Your assumed right to manage me allows you to design classes for my benefit. Your generous caring nature allows me to participate in a yoga class. Yeah, buddy: I may be homeless but I’ve mastered the downward facing dog pose. I’ll bet you if a put that on a job application, why, shucks: I’ll surely get hired. Oh, wow! A meditation class! “Om Mani Padme Hum; I won’t be poor any more.” “Aum; a bag full of money falls out of the sky in my lap.” Hmm… Doesn’t seem to work ‘cause I’m still standing in a soup line. Must not be doing it right. Once I find my center all my problems will magically disappear.

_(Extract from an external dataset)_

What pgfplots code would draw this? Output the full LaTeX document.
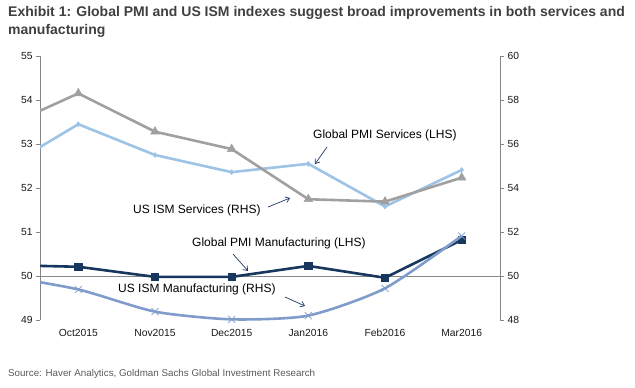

I guess it would make too much sense to have a financial management workshop. Provide me with tools and insight on ways not to squander my money and my situation might change. Oh wait: Here’s a thought! How about a job search workshop. A time where I can learn to write my résumé. Of course I’m employable. Who else do you know that can do the bridge pose, or spend countless hours searching for his inner peace?
The flip side of the coin is: If you provide real solutions, you empower people. Now we can’t have that can we? For in doing so, we turn commodities into real people who have the means and knowledge to solve real problems. Oh my gawd! Instead of thousands of unfortunates shuffling from line to line, now there is a whole army of uppity homeless people. Why, they might get bold enough to link arms and collectively shout, “Homeless Not Helpless! A Hand Up Not A Hand Out!” Marching in lockstep with true allies, they might affect real change like the Unemployed Workers Movement of the 1930s.
Stuck on the streets at night? At Polk and Bush there are several picnic tables left out overnight. A perfect place to spend the night in somewhat comfort. No more MSC and all that drama or danger.
Always remember that no matter what your circumstance you find yourself in you are not alone. For many of us face the same exact challenges. Watch out for each other, link arms and lets collectively change our situation.